Vintage Durango: Pac-Man chomps through Colorado

by Patty Templeton

Atari 2600 popularized the idea of home video game consoles. Their most successful game cartridge was “Pac-Man,” a re-design of the popular arcade game selling 7 million copies. Unfortunately, the Atari 2600 version of “Pac-Man” was also a piece of crap: The ghosts flickered; the character control was awful. “Pac-Man” and the sucktastic “E.T. the Extra-Terrestrial” were rushed games that tried to capitalize on pop culture trends. These two games ultimately led to a downgrade in consumer confidence in Atari, which helped create the North American Video Game Crash of 1983. Downer.

Not a downer: The Japanese name for the game was Pakkuman. “Paku” means to gobble or chomp. The original U.S. name was “Puck-Man” but distributors wanted to avoid shithead teenagers vandalizing their arcade cabinets (i.e.: turning that “P” into an “F”).

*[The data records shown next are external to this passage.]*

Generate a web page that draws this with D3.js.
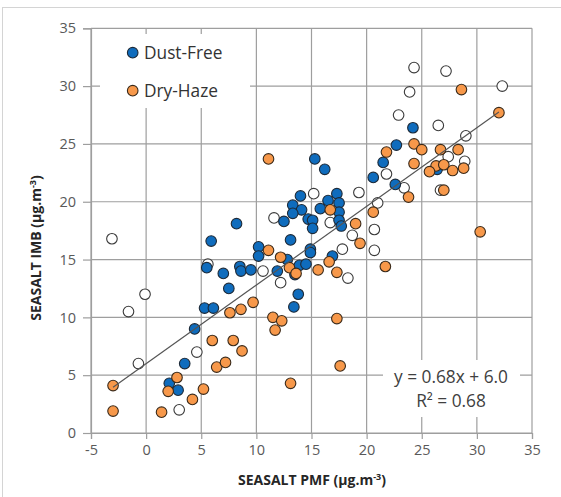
<!DOCTYPE html>
<html>
<head>
<meta charset="utf-8">
<script src="https://cdn.jsdelivr.net/npm/d3@7/dist/d3.min.js"></script>
<style>
  html, body { margin: 0; padding: 0; background: #fff; }
  svg { display: block; }
  text { font-family: "Open Sans", "Noto Sans", sans-serif; }
</style>
</head>
<body>
<svg id="chart" width="561" height="497"></svg>
<script>
// Sea-salt: PMF estimate (x) against IMB estimate (y), µg.m-3
const xTicks = [-5, 0, 5, 10, 15, 20, 25, 30, 35];
const yTicks = [0, 5, 10, 15, 20, 25, 30, 35];

// Unlabelled samples (open markers)
const otherPts = [
  [-3.1, 16.8], [-1.6, 10.5], [-0.1, 12.0], [-0.7, 6.0], [3.0, 2.0], [4.6, 7.0],
  [5.6, 14.6], [10.6, 14.0], [12.2, 13.0], [11.6, 18.6], [15.2, 20.7], [16.7, 18.2],
  [19.3, 20.8], [21.0, 19.9], [20.7, 17.6], [18.7, 17.1], [17.8, 15.9], [20.7, 15.8],
  [18.3, 13.4], [21.8, 22.4], [23.4, 21.2], [26.7, 21.0], [22.9, 27.5], [23.9, 29.5],
  [24.3, 31.6], [27.2, 31.3], [26.5, 26.6], [29.0, 25.7], [27.4, 23.9], [28.9, 23.5],
  [32.3, 30.0]
];

// Dust-Free samples
const dustFreePts = [
  [24.2, 26.4], [22.7, 24.9], [21.5, 23.4], [20.6, 22.1], [22.6, 21.5], [26.4, 22.8],
  [15.3, 23.7], [16.2, 22.8], [14.0, 20.5], [13.3, 19.7], [14.1, 19.3], [13.3, 19.0],
  [12.5, 18.3], [14.7, 18.5], [15.1, 18.4], [15.1, 17.7], [16.5, 20.1], [17.3, 20.7],
  [17.5, 19.9], [17.5, 19.1], [15.8, 19.4], [17.5, 18.4], [17.7, 17.9], [13.1, 16.7],
  [14.9, 15.9], [8.2, 18.1], [5.9, 16.6], [10.2, 16.1], [10.2, 15.3], [12.8, 15.0],
  [13.9, 14.5], [14.5, 14.6], [14.9, 15.6], [16.9, 15.3], [5.5, 14.3], [7.0, 13.8],
  [8.5, 14.4], [8.6, 14.0], [9.5, 14.1], [11.9, 14.0], [7.5, 12.5], [13.8, 12.0],
  [13.4, 10.9], [5.3, 10.8], [6.1, 10.8], [4.4, 9.0], [3.5, 6.0], [2.1, 4.3],
  [2.9, 3.7], [13.5, 13.7]
];

// Dry-Haze samples
const dryHazePts = [
  [-3.0, 4.1], [-3.0, 1.9], [1.4, 1.8], [2.0, 3.6], [2.8, 4.8], [4.2, 2.9],
  [5.2, 3.8], [6.0, 8.0], [6.4, 5.7], [7.2, 6.1], [7.9, 8.0], [8.7, 7.1],
  [7.6, 10.4], [8.6, 10.7], [9.7, 11.3], [11.5, 10.0], [12.3, 9.7], [11.7, 8.9],
  [13.1, 4.3], [17.6, 5.8], [17.3, 9.9], [11.1, 23.7], [11.1, 15.8], [12.2, 15.2],
  [13.0, 14.3], [13.6, 13.8], [15.6, 14.1], [16.6, 14.8], [17.3, 13.9], [21.7, 14.4],
  [16.7, 19.3], [19.0, 18.1], [20.6, 19.1], [19.4, 16.4], [30.3, 17.4], [23.8, 20.4],
  [27.0, 21.0], [21.8, 24.3], [24.3, 25.0], [25.0, 24.5], [26.7, 24.5], [28.3, 24.5],
  [24.3, 23.3], [26.3, 23.1], [27.0, 23.2], [25.7, 22.6], [27.8, 22.7], [28.8, 22.9],
  [28.6, 29.7], [32.0, 27.7]
];

// Linear fit shown on the chart
const fitSlope = 0.68;
const fitIntercept = 6.0;
const fitRange = [-3.0, 32.0];
const fitText = ["y = 0.68x + 6.0", "R² = 0.68"];

const seriesNames = ["Dust-Free", "Dry-Haze"];
const seriesColors = { other: "#ffffff", dust: "#0f6cbd", haze: "#f7984a" };

const svg = d3.select("#chart");

// outer chart frame
svg.append("rect")
  .attr("x", 2.5).attr("y", 7.5).attr("width", 620).attr("height", 600)
  .attr("fill", "none").attr("stroke", "#d4d4d4");

const x = d3.scaleLinear().domain([-5, 35]).range([91, 532]);
const y = d3.scaleLinear().domain([0, 35]).range([433, 28.3]);

const gridColor = "#9e9e9e";

// gridlines
svg.append("g").selectAll("line.v").data(xTicks).join("line")
  .attr("x1", d => x(d)).attr("x2", d => x(d))
  .attr("y1", y(35)).attr("y2", y(0))
  .attr("stroke", gridColor).attr("stroke-width", 1.2);
svg.append("g").selectAll("line.h").data(yTicks).join("line")
  .attr("x1", x(-5)).attr("x2", x(35))
  .attr("y1", d => y(d)).attr("y2", d => y(d))
  .attr("stroke", gridColor).attr("stroke-width", 1.2);

// axes (plain hyphen for negative labels)
const plain = d => String(d);
const xAxis = d3.axisBottom(x).tickValues(xTicks).tickSize(6).tickPadding(6).tickFormat(plain);
const yAxis = d3.axisLeft(y).tickValues(yTicks).tickSize(8).tickPadding(7).tickFormat(plain);

const gx = svg.append("g").attr("transform", `translate(0,${y(0)})`).call(xAxis);
const gy = svg.append("g").attr("transform", `translate(${x(-5)},0)`).call(yAxis);
[gx, gy].forEach(g => {
  g.select(".domain").attr("stroke", gridColor).attr("stroke-width", 1.2);
  g.selectAll(".tick line").attr("stroke", gridColor).attr("stroke-width", 1.2);
  g.selectAll(".tick text")
    .attr("fill", "#595959")
    .style("font-family", '"Open Sans", sans-serif')
    .style("font-size", "14.5px");
});

// legend box (covers the grid behind it)
svg.append("rect").attr("x", 100).attr("y", 34).attr("width", 150).attr("height", 74)
  .attr("fill", "#fff");
// fit label box
svg.append("rect").attr("x", 383).attr("y", 360).attr("width", 137).attr("height", 57)
  .attr("fill", "#fff");

const r = 5.3;
const dot = (g, pts, fill, stroke) => g.selectAll("circle").data(pts).join("circle")
  .attr("cx", d => x(d[0])).attr("cy", d => y(d[1])).attr("r", r)
  .attr("fill", fill).attr("stroke", stroke).attr("stroke-width", 1.1);

dot(svg.append("g"), otherPts, seriesColors.other, "#3a3a3a");
dot(svg.append("g"), dustFreePts, seriesColors.dust, "#1d2a38");
dot(svg.append("g"), dryHazePts, seriesColors.haze, "#3a2a1a");

// trend line
svg.append("line")
  .attr("x1", x(fitRange[0])).attr("y1", y(fitSlope * fitRange[0] + fitIntercept))
  .attr("x2", x(fitRange[1])).attr("y2", y(fitSlope * fitRange[1] + fitIntercept))
  .attr("stroke", "#555").attr("stroke-width", 1.2);

// fit equation
const eq = svg.append("text").attr("x", 451).attr("text-anchor", "middle")
  .attr("fill", "#404040").style("font-size", "17.3px");
eq.append("tspan").attr("x", 451).attr("y", 383).text(fitText[0]);
eq.append("tspan").attr("x", 451).attr("y", 407).text(fitText[1]);

// legend
const legend = svg.append("g");
[[seriesNames[0], seriesColors.dust, "#1d2a38"], [seriesNames[1], seriesColors.haze, "#3a2a1a"]]
  .forEach(([name, fill, stroke], i) => {
    const cy = 52.7 + i * 38;
    legend.append("circle").attr("cx", 132.7).attr("cy", cy).attr("r", r)
      .attr("fill", fill).attr("stroke", stroke).attr("stroke-width", 1.1);
    legend.append("text").attr("x", 144).attr("y", cy).attr("dy", "0.35em")
      .attr("fill", "#333").style("font-size", "17.3px").text(name);
  });

// axis titles
const xt = svg.append("text").attr("x", 312).attr("y", 485).attr("text-anchor", "middle")
  .attr("fill", "#262626").style("font-size", "14px").style("font-weight", "bold");
xt.append("tspan").text("SEASALT PMF (µg.m");
xt.append("tspan").attr("dy", -5).style("font-size", "9px").text("-3");
xt.append("tspan").attr("dy", 5).text(")");

const yt = svg.append("text")
  .attr("transform", "translate(41,248) rotate(-90)")
  .attr("text-anchor", "middle")
  .attr("fill", "#262626").style("font-size", "14px").style("font-weight", "bold");
yt.append("tspan").text("SEASALT IMB (µg.m");
yt.append("tspan").attr("dy", -5).style("font-size", "9px").text("-3");
yt.append("tspan").attr("dy", 5).text(")");
</script>
</body>
</html>
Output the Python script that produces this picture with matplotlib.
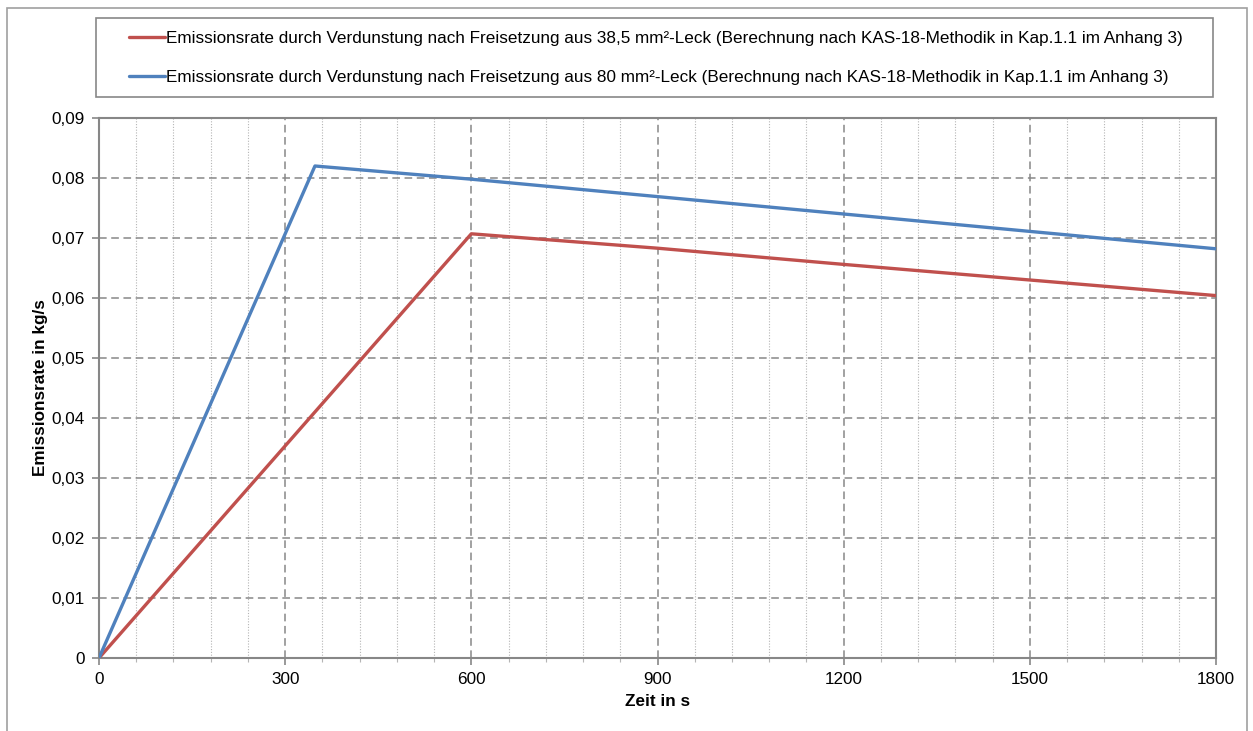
# Emissionsrate durch Verdunstung - Liniendiagramm

import matplotlib
matplotlib.use("Agg")
import matplotlib.pyplot as plt
from matplotlib.ticker import MultipleLocator, FuncFormatter
from matplotlib.patches import Rectangle

plt.rcParams['font.family'] = ['Liberation Sans', 'DejaVu Sans']

# Daten
zeit_38 = [0, 600, 900, 1200, 1500, 1800]
rate_38 = [0, 0.0707, 0.0683, 0.0656, 0.0630, 0.0604]
zeit_80 = [0, 348, 600, 900, 1200, 1500, 1800]
rate_80 = [0, 0.0820, 0.0798, 0.0769, 0.0740, 0.0711, 0.0682]

label_38 = ("Emissionsrate durch Verdunstung nach Freisetzung aus 38,5 mm²-Leck "
            "(Berechnung nach KAS-18-Methodik in Kap.1.1 im Anhang 3)")
label_80 = ("Emissionsrate durch Verdunstung nach Freisetzung aus 80 mm²-Leck "
            "(Berechnung nach KAS-18-Methodik in Kap.1.1 im Anhang 3)")

W, H = 1253, 731
fig = plt.figure(figsize=(W / 100, H / 100), dpi=100)

# Achse in Pixelkoordinaten
left, right, top, bottom = 99, 1216, 118, 658
ax = fig.add_axes([left / W, 1 - bottom / H, (right - left) / W, (bottom - top) / H])

grau = '#878787'
fs = 12.3
l1, = ax.plot(zeit_38, rate_38, color='#C0504D', lw=2.4, solid_capstyle='round', zorder=3)
l2, = ax.plot(zeit_80, rate_80, color='#4F81BD', lw=2.4, solid_capstyle='round', zorder=3)

ax.set_xlim(0, 1800)
ax.set_ylim(0, 0.09)
ax.xaxis.set_major_locator(MultipleLocator(300))
ax.xaxis.set_minor_locator(MultipleLocator(60))
ax.yaxis.set_major_locator(MultipleLocator(0.01))
ax.yaxis.set_major_formatter(FuncFormatter(
    lambda v, p: '0' if abs(v) < 1e-9 else ('%.2f' % v).replace('.', ',')))

ax.grid(which='major', axis='both', color=grau, linestyle=(0, (5, 3)), lw=1.1)
ax.grid(which='minor', axis='x', color='#b5b5b5', linestyle=(0, (1, 1.5)), lw=0.8)
ax.set_axisbelow(True)

for s in ax.spines.values():
    s.set_color(grau)
    s.set_linewidth(1.5)

ax.tick_params(which='major', direction='out', length=5, width=1.2, color=grau,
               labelsize=fs, pad=5)
ax.tick_params(which='minor', direction='out', length=3, width=0.8, color='#b5b5b5')

ax.set_xlabel('Zeit in s', fontsize=fs, fontweight='bold', labelpad=5)
ax.set_ylabel('Emissionsrate in kg/s', fontsize=fs, fontweight='bold', labelpad=3)

# Rahmen um das ganze Diagramm
fig.patches.append(Rectangle((7 / W, -0.05), (1247 - 7) / W, 1.05 - 8 / H,
                             transform=fig.transFigure, fill=False,
                             edgecolor='#a0a0a0', lw=1.2))

# Legendenrahmen
fig.patches.append(Rectangle((96 / W, 1 - 97 / H), (1213 - 96) / W, (97 - 18) / H,
                             transform=fig.transFigure, fill=False,
                             edgecolor=grau, lw=1.2))

fig.legend([l1, l2], [label_38, label_80], loc='center',
           bbox_to_anchor=(656 / W, 1 - 58 / H), frameon=False, fontsize=fs,
           handlelength=2.1, handletextpad=0.05, labelspacing=1.4)

plt.savefig('out.png', dpi=100)
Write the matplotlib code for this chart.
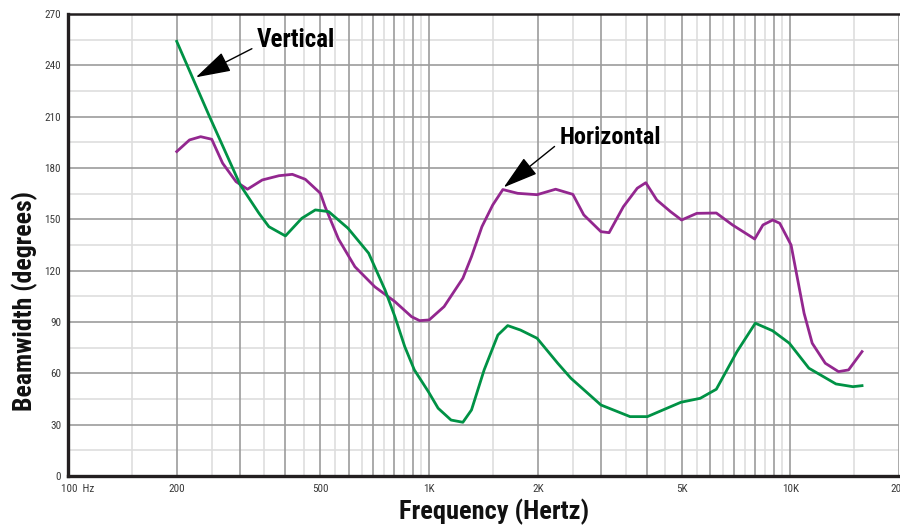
import matplotlib
matplotlib.use('Agg')
import matplotlib.pyplot as plt
import matplotlib.transforms as mtransforms
from matplotlib import font_manager as fm
import numpy as np

# Values
vert_freq = [200, 246, 300, 338, 360, 400, 444, 484, 527, 596, 680, 755, 804, 856, 910,
             995, 1059, 1150, 1240, 1310, 1420, 1550, 1650, 1790, 1990, 2270, 2470, 2990,
             3600, 4020, 4980, 5630, 6240, 7120, 8000, 8930, 9940, 11260, 13380, 14900, 15800]
vert_deg = [254, 210.5, 170, 153.5, 145.7, 140.3, 150.6, 155.5, 154.5, 144.8, 130.2, 108.7, 93.1,
            75.6, 62, 49.3, 39.6, 32.7, 31.4, 38.6, 62, 82.4, 87.9, 85.3, 80.5, 65.9, 57.1, 41.5,
            34.7, 34.7, 43.1, 45.4, 50.7, 72.7, 89.3, 84.9, 77.6, 63, 53.8, 52.2, 52.8]

horiz_freq = [200, 217, 233, 250, 268, 292, 314, 345, 384, 418, 454, 500, 515, 561, 623, 707,
              804, 894, 941, 1000, 1100, 1240, 1310, 1400, 1500, 1600, 1759, 1990, 2240, 2500,
              2680, 2990, 3150, 3450, 3770, 3980, 4270, 4660, 5000, 5510, 6240, 6920, 7970,
              8400, 8940, 9350, 10050, 10400, 10920, 11500, 12500, 13600, 14500, 15800]
horiz_deg = [189.6, 196.4, 198.3, 196.8, 182.8, 172, 167.6, 173, 175.5, 176.3, 173.4, 165.2,
             157.4, 138.5, 122.3, 110.6, 101.9, 93.1, 90.8, 91.2, 99, 115.6, 128.2, 145.7, 158.4,
             167.4, 165.2, 164.4, 167.6, 164.6, 152.6, 142.8, 142.2, 157.4, 168.2, 171.4, 161.3,
             154.5, 149.6, 153.5, 153.7, 146.7, 138.5, 146.7, 149.6, 147.7, 135, 118.5, 95.1,
             77.6, 65.9, 61, 62, 72.7]

x_ticks = [100, 200, 500, 1000, 2000, 5000, 10000, 20000]
x_labels = ['100  Hz', '200', '500', '1K', '2K', '5K', '10K', '20K']
y_ticks = list(range(0, 271, 30))


# look for a narrow/condensed sans face, the chart uses a condensed Helvetica
def pick_condensed():
    fonts = [(f.name, str(f.stretch).lower()) for f in fm.fontManager.ttflist]
    names = {n for n, _ in fonts}
    for n in ['Liberation Sans Narrow', 'Roboto Condensed', 'Noto Sans Condensed',
              'Open Sans Condensed', 'DejaVu Sans Condensed']:
        if n in names:
            return n, 'normal'
    for n in ['Noto Sans', 'DejaVu Sans', 'Open Sans', 'Roboto']:
        if any(name == n and 'condensed' in st for name, st in fonts):
            return n, 'condensed'
    return 'DejaVu Sans', 'normal'


fam, stretch = pick_condensed()
plt.rcParams['font.family'] = [fam, 'DejaVu Sans']
plt.rcParams['font.stretch'] = stretch
shrink = 1.0 if (stretch == 'condensed' or fam != 'DejaVu Sans') else 0.84

fig = plt.figure(figsize=(9, 5.25), dpi=100)
ax = fig.add_axes([68 / 900, 49 / 525, 831 / 900, 462 / 525])
ax.set_xscale('log')
ax.set_xlim(100, 20000)
ax.set_ylim(0, 270)

# grid: darker lines on whole steps, lighter on half steps
dark_x = [k * 10 ** d for d in (2, 3) for k in range(2, 10)] + [1000, 10000, 20000]
light_x = [(k + 0.5) * 10 ** d for d in (2, 3) for k in range(1, 10)] + [15000]
for x in light_x:
    ax.axvline(x, color='#dedede', lw=1.2, zorder=1)
for x in dark_x:
    ax.axvline(x, color='#9c9c9c', lw=1.2, zorder=1.5)
for y in np.arange(15, 270, 30):
    ax.axhline(y, color='#dedede', lw=1.2, zorder=1)
for y in range(30, 270, 30):
    ax.axhline(y, color='#9c9c9c', lw=1.2, zorder=1.5)

ax.plot(horiz_freq, horiz_deg, color='#93278F', lw=2, zorder=3, solid_joinstyle='round')
ax.plot(vert_freq, vert_deg, color='#009245', lw=2, zorder=3.2, solid_joinstyle='round')

ax.set_xticks(x_ticks)
ax.set_xticklabels(x_labels)
ax.xaxis.set_minor_locator(matplotlib.ticker.NullLocator())
ax.set_yticks(y_ticks)
ax.tick_params(length=0, labelsize=8 * shrink, labelcolor='#3a3a3a')
ax.tick_params(axis='x', pad=6)
ax.tick_params(axis='y', pad=5)
lab0 = ax.get_xticklabels()[0]
lab0.set_horizontalalignment('left')
lab0.set_transform(lab0.get_transform() + mtransforms.ScaledTranslation(-5 / 72, 0, fig.dpi_scale_trans))

for side in ['left', 'bottom']:
    ax.spines[side].set_linewidth(2.4)
    ax.spines[side].set_color('#231f20')
ax.spines['top'].set_linewidth(1.8)
ax.spines['top'].set_color('#231f20')
ax.spines['right'].set_visible(False)
for s in ax.spines.values():
    s.set_zorder(4)

fig.text(494 / 900, 1 - 512 / 525, 'Frequency (Hertz)', ha='center', va='center',
         fontsize=19 * shrink, fontweight='bold', color='#111111')
fig.text(25 / 900, 1 - 301 / 525, 'Beamwidth (degrees)', ha='center', va='center',
         rotation=90, fontsize=18.5 * shrink, fontweight='bold', color='#111111')

arrow = dict(arrowstyle='-|>,head_length=2.2,head_width=0.65', mutation_scale=10,
             color='black', lw=1, shrinkA=2, shrinkB=0)
ax.annotate('Vertical', xy=(226, 233), xytext=(334, 254.8), ha='left', va='center',
            fontsize=18 * shrink, fontweight='bold', zorder=5,
            arrowprops=dict(arrow, relpos=(0, 0.25)))
ax.annotate('Horizontal', xy=(1609, 168.7), xytext=(2296, 197.6), ha='left', va='center',
            fontsize=17.6 * shrink, fontweight='bold', zorder=5,
            arrowprops=dict(arrow, relpos=(0, 0.3)))

fig.savefig('out.png', dpi=100, facecolor='white')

They argued a name change and that’s the origin of “Pac-Man.”

In final notes from video game history, if you haven’t heard the song “Pac-Man Fever,” OH MY GAWD, what a lovely piece of WTF. It broke into the Billboard Top 100 in March of ’82 and though it never got to No. 1 (which belonged to “I Love Rock and Roll” by Joan Jett and the Blackhearts), it did sell 1.2 million copies that year.